# start of Supplied material

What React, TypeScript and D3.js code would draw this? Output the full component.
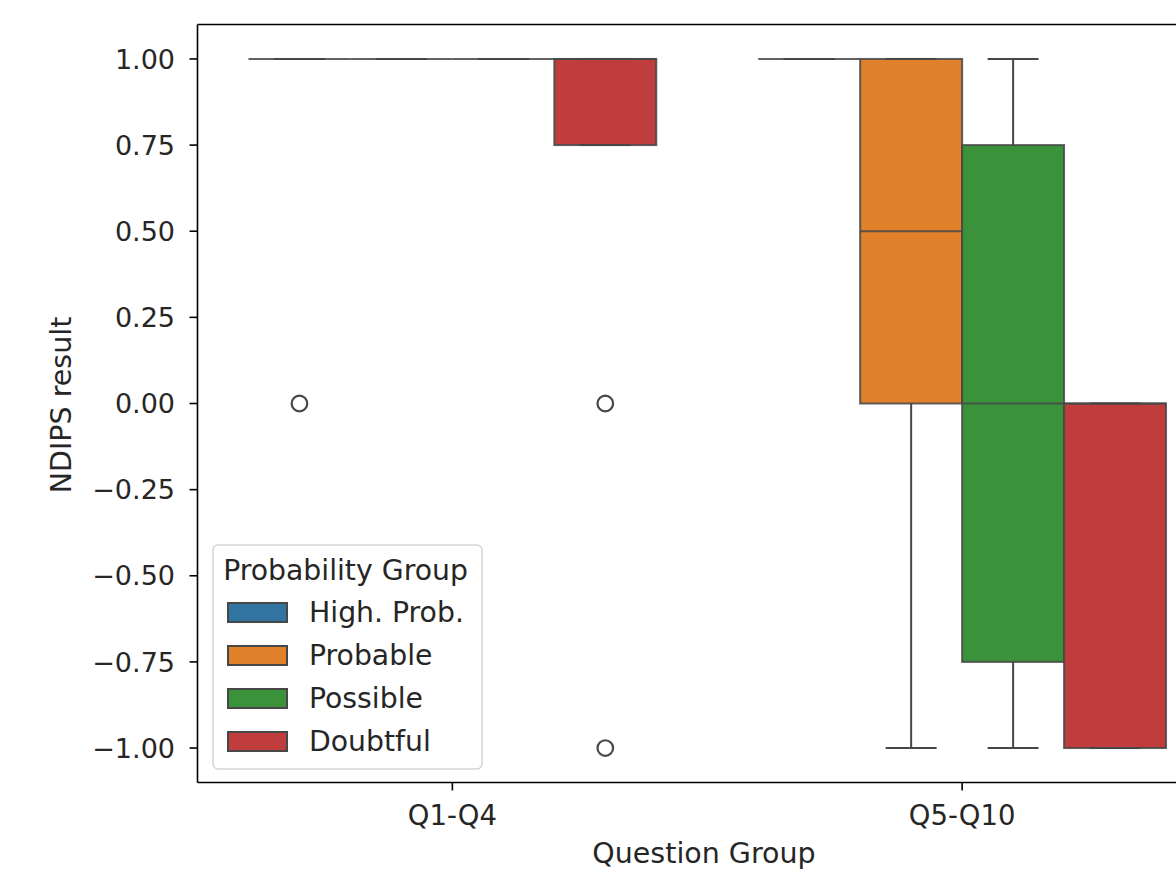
import React from "react";
import * as d3 from "d3";

const categories = ["Q1-Q4", "Q5-Q10"];
const hueGroups = ["High. Prob.", "Probable", "Possible", "Doubtful"];
const hueColors = ["#3274a1", "#e1812c", "#3a923a", "#c03d3e"];

// [lower whisker, q1, median, q3, upper whisker] per hue group
const statsQ1Q4 = [
  [1, 1, 1, 1, 1],
  [1, 1, 1, 1, 1],
  [1, 1, 1, 1, 1],
  [0.75, 0.75, 1, 1, 1],
];
const statsQ5Q10 = [
  [1, 1, 1, 1, 1],
  [-1, 0, 0.5, 1, 1],
  [-1, -0.75, 0, 0.75, 1],
  [-1, -1, 0, 0, 0],
];
const outliersQ1Q4 = [[0], [], [], [0, -1]];
const outliersQ5Q10 = [[], [], [], []];

const yTicks = [-1, -0.75, -0.5, -0.25, 0, 0.25, 0.5, 0.75, 1];

const W = 1176;
const H = 872;
const LEFT = 197.5;
const RIGHT = 1217;
const TOP = 24.5;
const BOTTOM = 782.5;
const LINE = "#474747";
const FONT = "DejaVu Sans, sans-serif";

export default function App() {
  const x = d3.scaleBand<string>().domain(categories).range([LEFT, RIGHT]).padding(0);
  const bw = x.bandwidth();
  const hueX = d3.scaleBand<string>().domain(hueGroups).range([-0.4 * bw, 0.4 * bw]).padding(0);
  const boxW = hueX.bandwidth();
  const y = d3.scaleLinear().domain([-1.1, 1.1]).range([BOTTOM, TOP]);
  const fmt = (v: number) => d3.format(".2f")(v).replace("-", "\u2212");

  const allStats = [statsQ1Q4, statsQ5Q10];
  const allOut = [outliersQ1Q4, outliersQ5Q10];

  const boxes: React.ReactNode[] = [];
  categories.forEach((cat, ci) => {
    hueGroups.forEach((hue, hi) => {
      const [wl, q1, med, q3, wh] = allStats[ci][hi];
      const cx = (x(cat) as number) + bw / 2 + (hueX(hue) as number) + boxW / 2;
      const x0 = cx - boxW / 2;
      const key = `${ci}-${hi}`;
      boxes.push(
        <g key={key}>
          <rect x={x0} y={y(q3)} width={boxW} height={Math.max(0, y(q1) - y(q3))} fill={hueColors[hi]} stroke={LINE} strokeWidth={2} strokeOpacity={0.85} />
          <line x1={cx} x2={cx} y1={y(q1)} y2={y(wl)} stroke={LINE} strokeWidth={2} />
          <line x1={cx} x2={cx} y1={y(q3)} y2={y(wh)} stroke={LINE} strokeWidth={2} />
          <line x1={cx - boxW / 4} x2={cx + boxW / 4} y1={y(wl)} y2={y(wl)} stroke={LINE} strokeWidth={2} />
          <line x1={cx - boxW / 4} x2={cx + boxW / 4} y1={y(wh)} y2={y(wh)} stroke={LINE} strokeWidth={2} />
          <line x1={x0} x2={x0 + boxW} y1={y(med)} y2={y(med)} stroke={LINE} strokeWidth={2} strokeOpacity={0.85} />
          {allOut[ci][hi].map((v, oi) => (
            <circle key={oi} cx={cx} cy={y(v)} r={7.8} fill="none" stroke={LINE} strokeWidth={2.2} />
          ))}
        </g>
      );
    });
  });

  const legendRows = hueGroups.map((h, i) => ({ h, c: hueColors[i], cy: 612.5 + i * 43 }));

  return (
    <div style={{ position: "absolute", left: 0, top: 0 }}>
      <svg width={W} height={H} style={{ display: "block", background: "#fff" }}>
        <rect x={0} y={0} width={W} height={H} fill="#fff" />
        {boxes}
        {/* spines */}
        <line x1={LEFT} x2={LEFT} y1={TOP} y2={BOTTOM} stroke="#000" strokeWidth={1.6} />
        <line x1={LEFT} x2={RIGHT} y1={TOP} y2={TOP} stroke="#000" strokeWidth={1.6} />
        <line x1={LEFT} x2={RIGHT} y1={BOTTOM} y2={BOTTOM} stroke="#000" strokeWidth={1.6} />
        {/* y ticks */}
        {yTicks.map((t) => (
          <g key={t}>
            <line x1={LEFT - 8} x2={LEFT} y1={y(t)} y2={y(t)} stroke="#000" strokeWidth={1.6} />
            <text x={175} y={y(t)} dy="0.36em" textAnchor="end" fontFamily={FONT} fontSize={27} fill="#262626">
              {fmt(t)}
            </text>
          </g>
        ))}
        {/* x ticks */}
        {categories.map((c) => {
          const cx = (x(c) as number) + bw / 2;
          return (
            <g key={c}>
              <line x1={cx} x2={cx} y1={BOTTOM} y2={BOTTOM + 8} stroke="#000" strokeWidth={1.6} />
              <text x={cx} y={825} textAnchor="middle" fontFamily={FONT} fontSize={27.5} fill="#262626">
                {c}
              </text>
            </g>
          );
        })}
        <text x={704} y={863} textAnchor="middle" fontFamily={FONT} fontSize={28.5} fill="#262626">
          Question Group
        </text>
        <text transform={`translate(71,405) rotate(-90)`} textAnchor="middle" fontFamily={FONT} fontSize={28.5} fill="#262626">
          NDIPS result
        </text>
        {/* legend */}
        <rect x={213} y={545} width={269} height={224} rx={5} fill="#fff" fillOpacity={0.8} stroke="#d6d6d6" strokeWidth={1.6} />
        <text x={345.5} y={580} textAnchor="middle" fontFamily={FONT} fontSize={28.3} fill="#262626">
          Probability Group
        </text>
        {legendRows.map((r) => (
          <g key={r.h}>
            <rect x={228} y={r.cy - 9.5} width={59} height={19} fill={r.c} stroke={LINE} strokeWidth={2} />
            <text x={309} y={r.cy + 9.5} fontFamily={FONT} fontSize={28.3} fill="#262626">
              {r.h}
            </text>
          </g>
        ))}
      </svg>
    </div>
  );
}
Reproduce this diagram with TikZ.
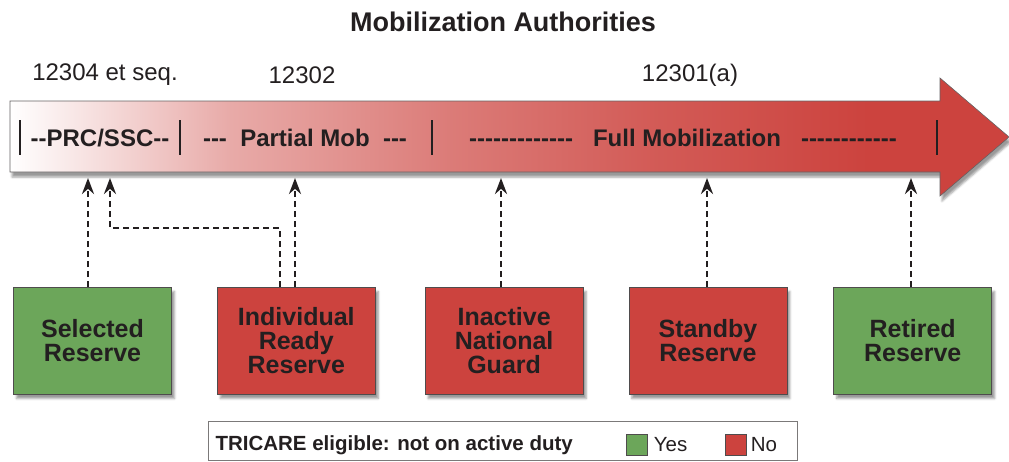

# end of Supplied material

▶ _What you are asked to do_:
Return each line in the records that holds the string "this".

▶ _Written solution_:
What React, TypeScript and D3.js code would draw this? Output the full component.
Reproduce this diagram with TikZ.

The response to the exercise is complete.